> What is being asked: Return only the lines running from the top of the entries to the line with "import plotly.graph_objects as go", inclusive, exactly as written.

** Start of Extracted material **

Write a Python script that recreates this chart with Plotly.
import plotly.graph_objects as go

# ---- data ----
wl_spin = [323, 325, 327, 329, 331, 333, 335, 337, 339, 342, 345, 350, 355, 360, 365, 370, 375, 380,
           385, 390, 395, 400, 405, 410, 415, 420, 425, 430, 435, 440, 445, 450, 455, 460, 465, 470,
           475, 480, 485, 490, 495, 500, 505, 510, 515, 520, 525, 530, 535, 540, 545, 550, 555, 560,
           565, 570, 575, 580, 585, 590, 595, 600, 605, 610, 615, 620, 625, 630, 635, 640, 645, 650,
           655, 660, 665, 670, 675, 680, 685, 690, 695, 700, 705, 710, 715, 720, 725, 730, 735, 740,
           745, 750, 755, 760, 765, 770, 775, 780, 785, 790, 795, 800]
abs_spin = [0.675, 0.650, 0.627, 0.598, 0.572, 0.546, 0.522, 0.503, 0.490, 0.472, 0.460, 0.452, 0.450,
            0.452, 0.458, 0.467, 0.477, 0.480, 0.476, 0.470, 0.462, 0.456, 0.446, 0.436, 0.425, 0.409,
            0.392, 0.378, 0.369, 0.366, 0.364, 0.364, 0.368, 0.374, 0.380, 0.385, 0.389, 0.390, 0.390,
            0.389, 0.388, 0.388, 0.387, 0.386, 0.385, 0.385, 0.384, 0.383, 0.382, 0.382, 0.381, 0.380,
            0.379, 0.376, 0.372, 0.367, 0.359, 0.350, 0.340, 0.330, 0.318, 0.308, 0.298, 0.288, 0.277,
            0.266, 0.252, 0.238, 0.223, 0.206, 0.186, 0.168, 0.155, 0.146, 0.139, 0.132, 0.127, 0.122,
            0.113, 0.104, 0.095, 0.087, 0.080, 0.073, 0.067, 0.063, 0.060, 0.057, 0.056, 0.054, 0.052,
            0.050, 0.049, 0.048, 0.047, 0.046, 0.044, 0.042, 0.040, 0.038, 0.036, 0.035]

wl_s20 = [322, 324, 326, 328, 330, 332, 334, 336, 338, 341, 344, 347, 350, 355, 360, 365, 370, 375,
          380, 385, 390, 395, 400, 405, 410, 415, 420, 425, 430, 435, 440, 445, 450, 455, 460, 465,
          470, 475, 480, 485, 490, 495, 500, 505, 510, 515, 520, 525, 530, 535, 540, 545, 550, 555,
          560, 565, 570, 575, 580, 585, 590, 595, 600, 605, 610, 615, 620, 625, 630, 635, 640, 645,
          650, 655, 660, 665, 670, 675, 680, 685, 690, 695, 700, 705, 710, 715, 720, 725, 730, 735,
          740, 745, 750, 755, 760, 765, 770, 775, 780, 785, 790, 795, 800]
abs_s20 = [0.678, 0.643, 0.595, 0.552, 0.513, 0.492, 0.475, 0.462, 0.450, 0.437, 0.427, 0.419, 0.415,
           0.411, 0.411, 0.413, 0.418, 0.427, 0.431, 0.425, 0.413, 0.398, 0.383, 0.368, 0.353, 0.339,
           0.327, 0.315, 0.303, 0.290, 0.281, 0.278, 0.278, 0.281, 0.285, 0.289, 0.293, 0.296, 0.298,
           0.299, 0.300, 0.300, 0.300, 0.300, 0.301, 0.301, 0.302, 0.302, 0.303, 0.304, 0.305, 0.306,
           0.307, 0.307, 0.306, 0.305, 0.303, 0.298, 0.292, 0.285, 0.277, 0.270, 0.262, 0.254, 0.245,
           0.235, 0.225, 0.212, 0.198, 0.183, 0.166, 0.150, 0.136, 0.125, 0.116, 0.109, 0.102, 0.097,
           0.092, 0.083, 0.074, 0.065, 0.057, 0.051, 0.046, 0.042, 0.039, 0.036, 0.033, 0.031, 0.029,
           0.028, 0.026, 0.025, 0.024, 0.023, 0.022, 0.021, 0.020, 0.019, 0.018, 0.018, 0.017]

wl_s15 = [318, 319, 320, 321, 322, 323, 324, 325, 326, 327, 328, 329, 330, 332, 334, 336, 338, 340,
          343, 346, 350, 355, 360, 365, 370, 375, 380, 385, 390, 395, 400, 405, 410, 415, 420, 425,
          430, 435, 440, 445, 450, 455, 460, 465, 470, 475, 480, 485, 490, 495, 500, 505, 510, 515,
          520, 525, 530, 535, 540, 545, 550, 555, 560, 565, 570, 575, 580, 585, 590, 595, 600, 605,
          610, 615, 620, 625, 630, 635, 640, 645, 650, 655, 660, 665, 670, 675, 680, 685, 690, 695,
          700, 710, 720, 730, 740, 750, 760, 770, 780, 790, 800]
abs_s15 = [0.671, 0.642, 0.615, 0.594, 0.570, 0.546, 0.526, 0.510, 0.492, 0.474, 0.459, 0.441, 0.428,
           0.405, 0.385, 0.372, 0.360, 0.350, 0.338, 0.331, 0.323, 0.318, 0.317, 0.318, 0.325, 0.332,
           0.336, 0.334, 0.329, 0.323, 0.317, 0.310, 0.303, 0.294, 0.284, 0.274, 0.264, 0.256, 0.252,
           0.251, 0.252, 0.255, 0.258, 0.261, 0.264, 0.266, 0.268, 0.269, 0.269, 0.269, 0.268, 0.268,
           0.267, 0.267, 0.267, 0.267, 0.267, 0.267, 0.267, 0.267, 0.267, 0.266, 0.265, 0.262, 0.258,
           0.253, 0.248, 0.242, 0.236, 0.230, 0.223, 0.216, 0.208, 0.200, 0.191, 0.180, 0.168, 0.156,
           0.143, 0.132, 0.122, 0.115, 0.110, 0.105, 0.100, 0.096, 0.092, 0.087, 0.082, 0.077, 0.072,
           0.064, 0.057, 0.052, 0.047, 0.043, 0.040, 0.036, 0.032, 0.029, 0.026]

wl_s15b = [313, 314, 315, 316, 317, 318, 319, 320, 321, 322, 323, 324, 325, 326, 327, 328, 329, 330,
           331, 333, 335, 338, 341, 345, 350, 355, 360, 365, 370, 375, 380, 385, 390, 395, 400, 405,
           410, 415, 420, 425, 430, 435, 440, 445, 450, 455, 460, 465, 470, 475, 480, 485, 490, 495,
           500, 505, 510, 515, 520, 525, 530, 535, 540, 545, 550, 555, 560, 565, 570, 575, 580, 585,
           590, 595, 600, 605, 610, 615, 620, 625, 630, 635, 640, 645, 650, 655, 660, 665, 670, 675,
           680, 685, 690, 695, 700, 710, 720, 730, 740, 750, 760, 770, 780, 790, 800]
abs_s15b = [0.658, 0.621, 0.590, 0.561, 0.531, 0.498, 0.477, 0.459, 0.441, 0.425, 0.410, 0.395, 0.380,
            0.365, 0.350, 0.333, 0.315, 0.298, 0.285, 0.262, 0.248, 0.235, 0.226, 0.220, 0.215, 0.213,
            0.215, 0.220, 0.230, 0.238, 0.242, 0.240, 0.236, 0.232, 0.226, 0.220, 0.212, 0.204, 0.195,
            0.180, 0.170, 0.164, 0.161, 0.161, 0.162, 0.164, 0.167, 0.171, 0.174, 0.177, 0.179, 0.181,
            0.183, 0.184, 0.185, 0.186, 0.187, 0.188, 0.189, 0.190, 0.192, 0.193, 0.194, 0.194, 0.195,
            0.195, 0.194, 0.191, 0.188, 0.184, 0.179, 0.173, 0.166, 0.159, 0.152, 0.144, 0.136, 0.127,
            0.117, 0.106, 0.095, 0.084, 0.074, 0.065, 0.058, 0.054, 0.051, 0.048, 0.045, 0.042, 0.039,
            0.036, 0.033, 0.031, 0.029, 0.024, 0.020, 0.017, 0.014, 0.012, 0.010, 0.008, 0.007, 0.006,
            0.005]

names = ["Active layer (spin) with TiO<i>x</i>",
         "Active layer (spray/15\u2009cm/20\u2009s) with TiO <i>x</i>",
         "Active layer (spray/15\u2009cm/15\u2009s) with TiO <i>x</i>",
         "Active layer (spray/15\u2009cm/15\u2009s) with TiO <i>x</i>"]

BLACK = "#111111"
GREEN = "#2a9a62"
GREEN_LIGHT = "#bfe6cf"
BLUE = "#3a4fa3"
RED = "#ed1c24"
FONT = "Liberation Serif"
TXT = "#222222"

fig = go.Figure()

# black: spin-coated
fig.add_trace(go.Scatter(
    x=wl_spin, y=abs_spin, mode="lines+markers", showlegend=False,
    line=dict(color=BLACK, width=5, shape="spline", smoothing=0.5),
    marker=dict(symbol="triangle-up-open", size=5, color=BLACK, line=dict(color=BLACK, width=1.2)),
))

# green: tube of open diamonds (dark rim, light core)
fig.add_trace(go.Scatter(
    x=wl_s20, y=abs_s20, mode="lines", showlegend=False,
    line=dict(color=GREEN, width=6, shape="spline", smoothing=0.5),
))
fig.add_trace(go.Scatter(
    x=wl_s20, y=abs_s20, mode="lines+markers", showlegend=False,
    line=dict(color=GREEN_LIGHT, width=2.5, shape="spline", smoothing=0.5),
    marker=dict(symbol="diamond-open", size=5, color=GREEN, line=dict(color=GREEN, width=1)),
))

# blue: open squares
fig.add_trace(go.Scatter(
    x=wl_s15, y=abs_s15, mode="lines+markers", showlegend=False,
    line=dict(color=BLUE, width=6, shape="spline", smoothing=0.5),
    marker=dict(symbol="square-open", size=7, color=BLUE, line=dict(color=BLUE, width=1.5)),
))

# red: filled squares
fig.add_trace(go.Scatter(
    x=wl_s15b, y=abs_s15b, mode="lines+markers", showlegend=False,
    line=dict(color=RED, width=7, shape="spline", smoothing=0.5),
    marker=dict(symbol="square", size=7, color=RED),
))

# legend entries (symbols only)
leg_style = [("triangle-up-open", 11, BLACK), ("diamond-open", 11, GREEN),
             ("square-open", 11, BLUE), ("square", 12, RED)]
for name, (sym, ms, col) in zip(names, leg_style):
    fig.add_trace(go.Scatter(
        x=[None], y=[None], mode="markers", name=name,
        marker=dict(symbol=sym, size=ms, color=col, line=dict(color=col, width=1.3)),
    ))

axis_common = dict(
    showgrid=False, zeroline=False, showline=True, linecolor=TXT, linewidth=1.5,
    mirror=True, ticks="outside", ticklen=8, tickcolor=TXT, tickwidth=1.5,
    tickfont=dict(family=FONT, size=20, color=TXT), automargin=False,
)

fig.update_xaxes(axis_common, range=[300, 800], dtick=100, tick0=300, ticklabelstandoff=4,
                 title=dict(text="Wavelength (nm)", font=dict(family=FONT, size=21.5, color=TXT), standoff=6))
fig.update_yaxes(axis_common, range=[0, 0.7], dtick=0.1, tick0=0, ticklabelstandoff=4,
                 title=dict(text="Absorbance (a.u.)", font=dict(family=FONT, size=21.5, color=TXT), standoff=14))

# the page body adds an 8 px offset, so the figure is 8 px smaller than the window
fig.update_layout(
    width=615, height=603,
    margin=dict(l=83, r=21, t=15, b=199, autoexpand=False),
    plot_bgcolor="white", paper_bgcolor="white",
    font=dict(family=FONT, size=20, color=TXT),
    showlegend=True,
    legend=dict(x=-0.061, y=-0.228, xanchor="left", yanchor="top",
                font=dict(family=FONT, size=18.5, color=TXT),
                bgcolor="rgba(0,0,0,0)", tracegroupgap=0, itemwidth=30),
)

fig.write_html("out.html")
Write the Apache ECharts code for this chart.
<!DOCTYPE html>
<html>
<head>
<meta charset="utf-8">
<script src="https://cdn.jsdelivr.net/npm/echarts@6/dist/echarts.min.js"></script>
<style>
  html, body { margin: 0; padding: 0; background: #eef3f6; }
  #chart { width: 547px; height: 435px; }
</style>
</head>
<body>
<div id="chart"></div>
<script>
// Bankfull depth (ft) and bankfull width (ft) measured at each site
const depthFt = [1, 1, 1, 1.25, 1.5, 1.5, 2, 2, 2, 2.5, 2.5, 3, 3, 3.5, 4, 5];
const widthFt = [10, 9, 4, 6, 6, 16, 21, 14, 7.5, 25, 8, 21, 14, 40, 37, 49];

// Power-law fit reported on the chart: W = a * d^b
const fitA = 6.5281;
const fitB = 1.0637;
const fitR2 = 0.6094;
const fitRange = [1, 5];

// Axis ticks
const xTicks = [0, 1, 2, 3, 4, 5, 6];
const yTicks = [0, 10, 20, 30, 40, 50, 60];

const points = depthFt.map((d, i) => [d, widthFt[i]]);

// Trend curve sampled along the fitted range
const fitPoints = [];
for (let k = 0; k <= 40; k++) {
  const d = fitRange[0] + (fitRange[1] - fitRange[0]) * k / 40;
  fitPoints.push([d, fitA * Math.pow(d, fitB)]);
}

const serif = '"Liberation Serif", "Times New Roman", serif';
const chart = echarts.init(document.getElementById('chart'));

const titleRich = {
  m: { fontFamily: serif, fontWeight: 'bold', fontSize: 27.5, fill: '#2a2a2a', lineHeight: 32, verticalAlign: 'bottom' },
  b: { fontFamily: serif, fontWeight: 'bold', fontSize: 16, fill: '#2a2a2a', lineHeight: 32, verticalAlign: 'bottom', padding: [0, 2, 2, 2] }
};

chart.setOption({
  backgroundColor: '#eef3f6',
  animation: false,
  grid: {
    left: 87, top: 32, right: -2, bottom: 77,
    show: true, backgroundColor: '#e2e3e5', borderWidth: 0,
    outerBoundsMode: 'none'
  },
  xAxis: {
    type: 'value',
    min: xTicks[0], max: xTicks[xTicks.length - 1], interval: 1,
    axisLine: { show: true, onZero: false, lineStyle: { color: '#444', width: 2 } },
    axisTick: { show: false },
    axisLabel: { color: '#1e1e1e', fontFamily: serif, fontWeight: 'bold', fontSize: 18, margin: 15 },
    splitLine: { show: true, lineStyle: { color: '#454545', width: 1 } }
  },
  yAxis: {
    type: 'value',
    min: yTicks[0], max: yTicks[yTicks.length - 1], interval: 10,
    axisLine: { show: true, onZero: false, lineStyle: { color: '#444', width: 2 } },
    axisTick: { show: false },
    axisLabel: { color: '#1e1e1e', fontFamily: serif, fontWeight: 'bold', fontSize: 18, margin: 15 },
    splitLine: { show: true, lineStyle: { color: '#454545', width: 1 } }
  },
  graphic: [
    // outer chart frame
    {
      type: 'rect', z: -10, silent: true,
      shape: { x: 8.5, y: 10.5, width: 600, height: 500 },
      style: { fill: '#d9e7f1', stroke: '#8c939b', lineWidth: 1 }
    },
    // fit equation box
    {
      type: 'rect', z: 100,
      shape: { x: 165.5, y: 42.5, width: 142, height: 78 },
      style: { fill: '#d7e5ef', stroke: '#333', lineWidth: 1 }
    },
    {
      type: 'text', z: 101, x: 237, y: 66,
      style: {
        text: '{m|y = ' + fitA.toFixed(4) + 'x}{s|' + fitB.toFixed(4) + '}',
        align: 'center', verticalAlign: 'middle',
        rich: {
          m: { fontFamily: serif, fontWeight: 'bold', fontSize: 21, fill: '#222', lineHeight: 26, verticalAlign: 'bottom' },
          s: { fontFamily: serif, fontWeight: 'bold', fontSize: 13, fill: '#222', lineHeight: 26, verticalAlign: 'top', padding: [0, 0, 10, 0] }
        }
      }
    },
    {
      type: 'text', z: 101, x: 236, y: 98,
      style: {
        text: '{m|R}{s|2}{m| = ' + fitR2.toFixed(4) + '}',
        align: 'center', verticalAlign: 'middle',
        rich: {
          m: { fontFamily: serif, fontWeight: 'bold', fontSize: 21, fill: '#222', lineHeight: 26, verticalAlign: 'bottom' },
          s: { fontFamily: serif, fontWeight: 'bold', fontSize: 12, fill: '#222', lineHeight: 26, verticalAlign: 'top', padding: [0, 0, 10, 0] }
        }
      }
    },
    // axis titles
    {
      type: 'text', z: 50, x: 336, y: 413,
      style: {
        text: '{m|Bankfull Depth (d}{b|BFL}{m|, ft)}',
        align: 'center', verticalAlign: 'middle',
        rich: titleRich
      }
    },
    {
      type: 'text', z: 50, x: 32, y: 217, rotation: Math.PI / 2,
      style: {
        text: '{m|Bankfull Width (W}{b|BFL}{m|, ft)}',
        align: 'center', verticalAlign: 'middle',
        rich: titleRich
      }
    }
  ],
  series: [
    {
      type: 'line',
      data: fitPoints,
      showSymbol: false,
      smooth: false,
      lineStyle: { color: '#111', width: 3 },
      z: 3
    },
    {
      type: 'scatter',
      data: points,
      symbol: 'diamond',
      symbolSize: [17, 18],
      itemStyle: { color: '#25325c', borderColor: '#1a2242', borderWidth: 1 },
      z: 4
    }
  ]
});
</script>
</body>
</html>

** End of Extracted material **

> Solution to this exercise:
Write a Python script that recreates this chart with Plotly.
import plotly.graph_objects as go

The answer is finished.